··· Supplied records ···
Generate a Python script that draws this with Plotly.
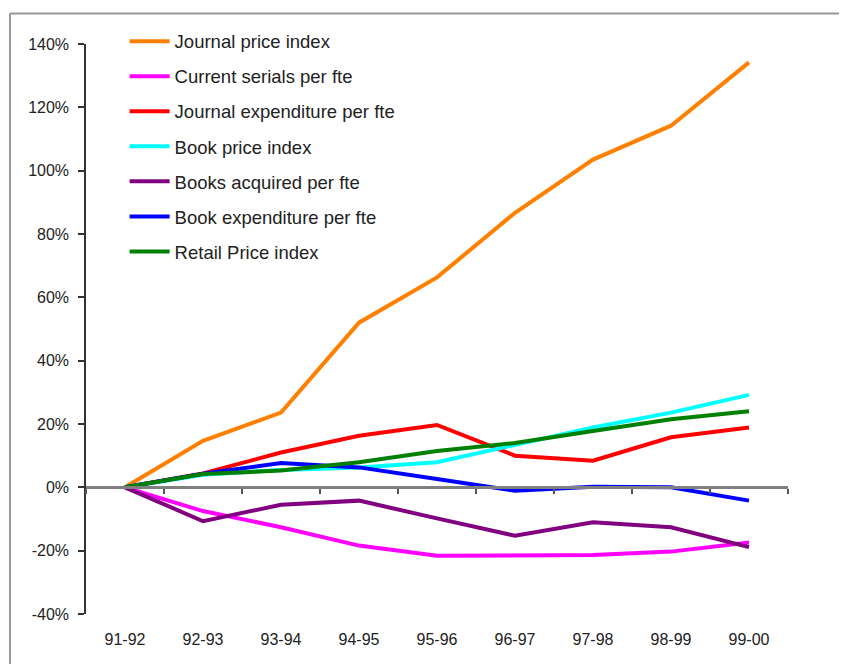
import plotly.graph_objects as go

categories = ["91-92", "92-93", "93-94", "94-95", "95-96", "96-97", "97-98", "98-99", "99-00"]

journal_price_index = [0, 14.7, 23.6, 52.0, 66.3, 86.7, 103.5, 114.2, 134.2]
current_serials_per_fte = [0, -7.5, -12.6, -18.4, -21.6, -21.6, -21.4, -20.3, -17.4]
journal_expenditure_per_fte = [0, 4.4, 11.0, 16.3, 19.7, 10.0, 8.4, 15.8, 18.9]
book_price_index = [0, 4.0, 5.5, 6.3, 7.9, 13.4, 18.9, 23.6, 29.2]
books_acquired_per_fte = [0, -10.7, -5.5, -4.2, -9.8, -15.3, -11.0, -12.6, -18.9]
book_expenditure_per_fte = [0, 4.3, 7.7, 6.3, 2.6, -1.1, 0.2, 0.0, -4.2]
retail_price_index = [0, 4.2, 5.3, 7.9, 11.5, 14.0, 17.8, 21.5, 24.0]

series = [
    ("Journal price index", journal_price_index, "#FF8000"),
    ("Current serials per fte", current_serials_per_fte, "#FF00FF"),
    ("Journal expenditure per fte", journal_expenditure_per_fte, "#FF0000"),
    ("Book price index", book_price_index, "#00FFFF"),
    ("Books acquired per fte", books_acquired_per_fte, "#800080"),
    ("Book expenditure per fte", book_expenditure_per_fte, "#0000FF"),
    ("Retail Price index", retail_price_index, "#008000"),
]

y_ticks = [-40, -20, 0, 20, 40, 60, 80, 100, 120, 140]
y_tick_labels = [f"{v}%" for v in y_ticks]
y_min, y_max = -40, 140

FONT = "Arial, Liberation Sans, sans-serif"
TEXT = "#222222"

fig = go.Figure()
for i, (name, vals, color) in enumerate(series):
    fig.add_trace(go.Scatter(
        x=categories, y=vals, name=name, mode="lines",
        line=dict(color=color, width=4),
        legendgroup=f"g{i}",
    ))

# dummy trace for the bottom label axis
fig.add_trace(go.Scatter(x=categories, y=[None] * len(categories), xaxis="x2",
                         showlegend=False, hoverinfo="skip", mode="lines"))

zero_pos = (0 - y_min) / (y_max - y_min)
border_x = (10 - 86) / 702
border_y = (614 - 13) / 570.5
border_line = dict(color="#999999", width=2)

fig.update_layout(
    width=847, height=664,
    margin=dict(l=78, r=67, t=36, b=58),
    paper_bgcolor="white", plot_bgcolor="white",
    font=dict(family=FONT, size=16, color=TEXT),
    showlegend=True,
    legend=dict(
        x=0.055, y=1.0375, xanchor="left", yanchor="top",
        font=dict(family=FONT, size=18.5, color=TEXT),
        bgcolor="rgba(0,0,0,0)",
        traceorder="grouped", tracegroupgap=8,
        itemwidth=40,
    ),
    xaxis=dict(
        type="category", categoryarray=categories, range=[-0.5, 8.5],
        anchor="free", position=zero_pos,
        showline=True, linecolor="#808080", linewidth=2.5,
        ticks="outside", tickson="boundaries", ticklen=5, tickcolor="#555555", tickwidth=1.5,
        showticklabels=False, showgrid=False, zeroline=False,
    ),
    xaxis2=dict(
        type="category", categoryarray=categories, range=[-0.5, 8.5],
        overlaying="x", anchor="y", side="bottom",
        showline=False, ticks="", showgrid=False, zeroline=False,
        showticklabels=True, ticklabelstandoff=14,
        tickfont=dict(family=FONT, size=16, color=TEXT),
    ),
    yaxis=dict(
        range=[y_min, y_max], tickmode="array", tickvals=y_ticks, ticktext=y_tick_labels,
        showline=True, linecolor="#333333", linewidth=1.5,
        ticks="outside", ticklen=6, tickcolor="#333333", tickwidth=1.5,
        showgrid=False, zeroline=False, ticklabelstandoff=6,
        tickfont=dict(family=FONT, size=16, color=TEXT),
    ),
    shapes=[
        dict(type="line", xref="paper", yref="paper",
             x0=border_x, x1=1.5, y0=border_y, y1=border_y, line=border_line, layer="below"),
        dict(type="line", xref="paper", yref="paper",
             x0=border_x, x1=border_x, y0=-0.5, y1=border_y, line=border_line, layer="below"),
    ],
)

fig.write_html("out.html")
···
··· Supplied records ···
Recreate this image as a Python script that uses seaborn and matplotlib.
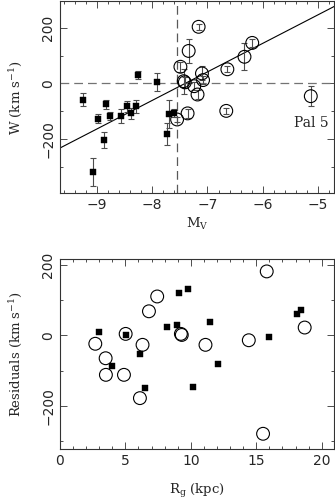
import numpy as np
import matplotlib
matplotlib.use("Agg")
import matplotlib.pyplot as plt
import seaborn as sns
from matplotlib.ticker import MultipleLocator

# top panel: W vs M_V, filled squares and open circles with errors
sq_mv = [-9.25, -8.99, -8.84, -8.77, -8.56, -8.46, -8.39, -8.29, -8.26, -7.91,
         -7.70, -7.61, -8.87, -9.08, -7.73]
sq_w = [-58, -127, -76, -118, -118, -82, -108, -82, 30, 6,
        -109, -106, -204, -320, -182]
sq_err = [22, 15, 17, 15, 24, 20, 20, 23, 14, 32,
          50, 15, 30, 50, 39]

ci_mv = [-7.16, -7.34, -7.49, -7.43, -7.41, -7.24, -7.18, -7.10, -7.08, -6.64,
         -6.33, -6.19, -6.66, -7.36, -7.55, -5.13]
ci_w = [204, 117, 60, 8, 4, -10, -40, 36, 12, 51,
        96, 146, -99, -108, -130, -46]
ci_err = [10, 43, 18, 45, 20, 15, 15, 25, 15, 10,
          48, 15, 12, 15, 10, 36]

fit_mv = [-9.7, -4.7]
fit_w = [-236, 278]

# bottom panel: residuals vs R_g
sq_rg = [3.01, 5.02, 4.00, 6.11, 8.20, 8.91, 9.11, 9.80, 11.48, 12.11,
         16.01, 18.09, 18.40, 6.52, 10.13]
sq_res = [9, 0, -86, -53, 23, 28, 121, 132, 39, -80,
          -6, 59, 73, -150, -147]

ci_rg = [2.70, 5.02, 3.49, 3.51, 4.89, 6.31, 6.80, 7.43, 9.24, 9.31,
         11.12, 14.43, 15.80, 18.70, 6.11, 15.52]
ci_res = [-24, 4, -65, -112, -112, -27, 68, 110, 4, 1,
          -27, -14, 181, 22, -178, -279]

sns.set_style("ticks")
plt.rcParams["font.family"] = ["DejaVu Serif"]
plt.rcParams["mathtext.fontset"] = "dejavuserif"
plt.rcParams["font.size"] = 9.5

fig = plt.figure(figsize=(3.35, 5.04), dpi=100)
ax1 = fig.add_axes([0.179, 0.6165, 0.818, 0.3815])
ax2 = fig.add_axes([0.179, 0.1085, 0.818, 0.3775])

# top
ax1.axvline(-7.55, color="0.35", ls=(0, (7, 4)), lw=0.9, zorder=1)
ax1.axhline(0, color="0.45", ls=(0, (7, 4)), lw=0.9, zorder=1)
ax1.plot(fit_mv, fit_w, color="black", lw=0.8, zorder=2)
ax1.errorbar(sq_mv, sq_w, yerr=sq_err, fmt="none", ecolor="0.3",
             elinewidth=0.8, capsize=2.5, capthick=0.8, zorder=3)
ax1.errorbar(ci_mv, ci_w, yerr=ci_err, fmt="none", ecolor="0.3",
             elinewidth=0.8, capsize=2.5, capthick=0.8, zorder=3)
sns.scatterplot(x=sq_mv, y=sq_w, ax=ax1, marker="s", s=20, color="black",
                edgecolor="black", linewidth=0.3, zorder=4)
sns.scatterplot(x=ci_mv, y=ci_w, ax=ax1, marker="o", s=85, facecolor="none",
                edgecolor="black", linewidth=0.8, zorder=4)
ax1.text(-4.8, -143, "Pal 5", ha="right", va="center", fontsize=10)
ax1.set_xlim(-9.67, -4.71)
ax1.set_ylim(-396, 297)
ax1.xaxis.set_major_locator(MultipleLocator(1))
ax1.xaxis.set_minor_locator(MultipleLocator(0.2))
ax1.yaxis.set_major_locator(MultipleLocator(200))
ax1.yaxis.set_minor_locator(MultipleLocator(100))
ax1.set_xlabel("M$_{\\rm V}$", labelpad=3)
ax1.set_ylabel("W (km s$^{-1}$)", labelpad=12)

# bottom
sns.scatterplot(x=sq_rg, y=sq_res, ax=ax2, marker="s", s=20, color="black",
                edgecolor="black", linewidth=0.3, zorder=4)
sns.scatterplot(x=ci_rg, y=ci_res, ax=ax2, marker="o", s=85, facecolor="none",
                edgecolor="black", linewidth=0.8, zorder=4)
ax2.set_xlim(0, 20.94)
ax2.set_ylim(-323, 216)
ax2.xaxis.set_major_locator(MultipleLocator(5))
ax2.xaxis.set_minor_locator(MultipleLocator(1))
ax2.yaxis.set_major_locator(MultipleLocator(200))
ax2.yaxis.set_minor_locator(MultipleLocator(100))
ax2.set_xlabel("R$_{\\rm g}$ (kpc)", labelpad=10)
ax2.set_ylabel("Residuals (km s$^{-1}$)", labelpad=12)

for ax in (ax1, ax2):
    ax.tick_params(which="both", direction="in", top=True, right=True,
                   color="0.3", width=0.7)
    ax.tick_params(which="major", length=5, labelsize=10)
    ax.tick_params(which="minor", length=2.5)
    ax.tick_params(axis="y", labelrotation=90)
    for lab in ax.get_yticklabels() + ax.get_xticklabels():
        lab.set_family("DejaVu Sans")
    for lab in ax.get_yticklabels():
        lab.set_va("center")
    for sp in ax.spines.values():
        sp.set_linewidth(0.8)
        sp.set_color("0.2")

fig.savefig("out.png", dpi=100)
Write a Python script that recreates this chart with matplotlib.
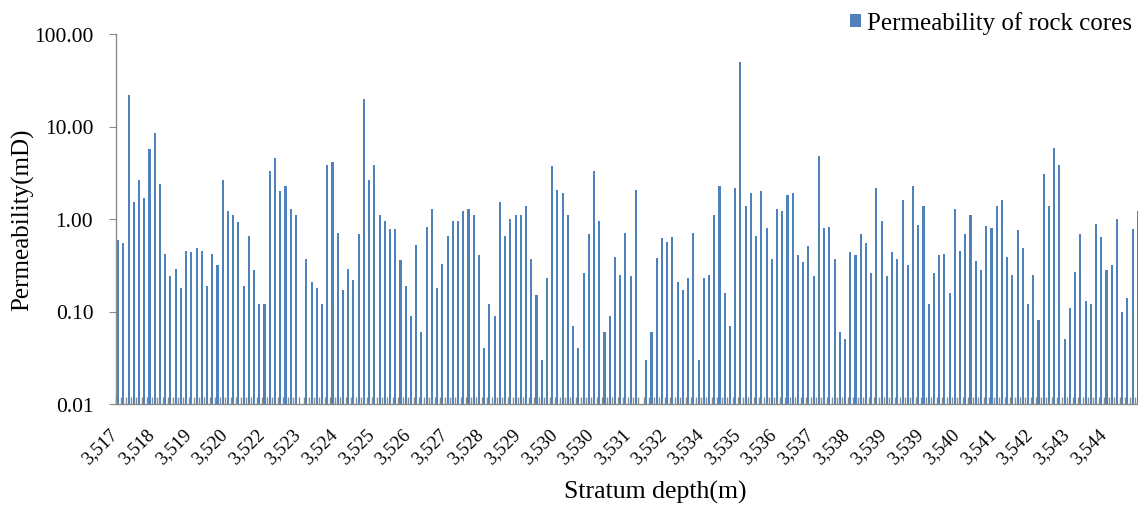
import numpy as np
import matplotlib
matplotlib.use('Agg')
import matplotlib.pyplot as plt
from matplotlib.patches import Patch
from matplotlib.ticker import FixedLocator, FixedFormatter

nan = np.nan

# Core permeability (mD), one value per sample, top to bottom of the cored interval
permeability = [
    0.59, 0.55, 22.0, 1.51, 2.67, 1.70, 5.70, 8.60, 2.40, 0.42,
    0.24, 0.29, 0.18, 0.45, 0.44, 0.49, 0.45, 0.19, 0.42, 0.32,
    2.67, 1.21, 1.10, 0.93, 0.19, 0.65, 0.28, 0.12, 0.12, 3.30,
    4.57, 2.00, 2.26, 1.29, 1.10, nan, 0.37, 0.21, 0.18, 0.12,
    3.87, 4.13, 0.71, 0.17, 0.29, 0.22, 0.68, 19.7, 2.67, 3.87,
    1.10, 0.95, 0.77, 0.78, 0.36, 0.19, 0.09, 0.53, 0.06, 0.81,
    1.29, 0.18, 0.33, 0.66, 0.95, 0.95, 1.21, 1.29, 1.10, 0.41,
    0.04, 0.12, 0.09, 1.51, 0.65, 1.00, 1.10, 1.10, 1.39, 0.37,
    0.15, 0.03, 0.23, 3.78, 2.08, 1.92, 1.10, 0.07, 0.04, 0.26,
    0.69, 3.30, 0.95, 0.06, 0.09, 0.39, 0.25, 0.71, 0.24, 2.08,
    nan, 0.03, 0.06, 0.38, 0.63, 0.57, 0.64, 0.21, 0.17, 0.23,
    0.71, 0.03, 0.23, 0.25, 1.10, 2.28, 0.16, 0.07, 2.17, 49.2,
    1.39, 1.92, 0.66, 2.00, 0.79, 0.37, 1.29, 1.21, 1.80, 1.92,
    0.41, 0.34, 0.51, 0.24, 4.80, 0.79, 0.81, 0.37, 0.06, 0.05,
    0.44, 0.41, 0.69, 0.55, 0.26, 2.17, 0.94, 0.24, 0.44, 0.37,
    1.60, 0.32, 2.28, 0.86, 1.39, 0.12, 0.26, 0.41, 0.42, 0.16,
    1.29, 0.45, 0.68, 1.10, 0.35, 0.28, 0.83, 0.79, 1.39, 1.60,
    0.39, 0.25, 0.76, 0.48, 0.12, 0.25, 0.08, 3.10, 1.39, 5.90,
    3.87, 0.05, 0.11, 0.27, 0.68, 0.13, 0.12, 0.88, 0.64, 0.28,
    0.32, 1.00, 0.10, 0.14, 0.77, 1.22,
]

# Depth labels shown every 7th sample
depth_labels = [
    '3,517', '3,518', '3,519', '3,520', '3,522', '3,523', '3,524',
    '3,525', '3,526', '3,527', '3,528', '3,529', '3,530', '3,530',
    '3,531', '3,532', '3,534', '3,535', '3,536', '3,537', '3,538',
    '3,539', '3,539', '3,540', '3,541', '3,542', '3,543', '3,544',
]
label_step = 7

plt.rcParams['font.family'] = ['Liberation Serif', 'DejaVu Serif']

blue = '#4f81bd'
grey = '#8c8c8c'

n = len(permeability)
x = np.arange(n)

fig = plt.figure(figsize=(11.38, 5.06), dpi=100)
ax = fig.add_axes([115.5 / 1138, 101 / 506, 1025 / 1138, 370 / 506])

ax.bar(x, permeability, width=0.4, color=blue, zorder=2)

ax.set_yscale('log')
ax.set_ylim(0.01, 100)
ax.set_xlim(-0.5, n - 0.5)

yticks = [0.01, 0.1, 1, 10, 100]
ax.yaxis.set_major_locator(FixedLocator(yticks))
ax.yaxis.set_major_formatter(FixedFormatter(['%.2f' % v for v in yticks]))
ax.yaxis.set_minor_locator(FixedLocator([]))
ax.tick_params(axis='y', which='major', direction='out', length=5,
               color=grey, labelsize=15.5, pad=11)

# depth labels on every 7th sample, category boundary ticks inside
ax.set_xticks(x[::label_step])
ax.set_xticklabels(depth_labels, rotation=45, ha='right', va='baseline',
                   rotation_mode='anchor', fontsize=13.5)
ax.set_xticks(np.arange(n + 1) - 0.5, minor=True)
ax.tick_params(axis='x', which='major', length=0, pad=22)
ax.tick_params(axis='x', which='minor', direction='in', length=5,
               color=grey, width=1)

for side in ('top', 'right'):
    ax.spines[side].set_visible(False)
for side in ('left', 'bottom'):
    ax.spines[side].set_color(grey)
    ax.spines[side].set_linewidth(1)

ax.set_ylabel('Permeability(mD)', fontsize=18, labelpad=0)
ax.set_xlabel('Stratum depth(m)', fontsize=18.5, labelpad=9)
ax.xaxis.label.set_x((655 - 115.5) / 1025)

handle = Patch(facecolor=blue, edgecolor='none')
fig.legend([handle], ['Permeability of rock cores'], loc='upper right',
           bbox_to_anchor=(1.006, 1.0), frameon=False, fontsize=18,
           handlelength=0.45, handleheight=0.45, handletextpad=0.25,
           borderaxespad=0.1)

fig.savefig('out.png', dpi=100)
···
Task directions - Using the data above, copy exactly the lines from the one containing "Recreate this image" to the one containing "from matplotlib.ticker import MultipleLocator", inclusive. Exclude the pictures.

Task output -
Recreate this image as a Python script that uses seaborn and matplotlib.
import numpy as np
import matplotlib
matplotlib.use("Agg")
import matplotlib.pyplot as plt
import seaborn as sns
from matplotlib.ticker import MultipleLocator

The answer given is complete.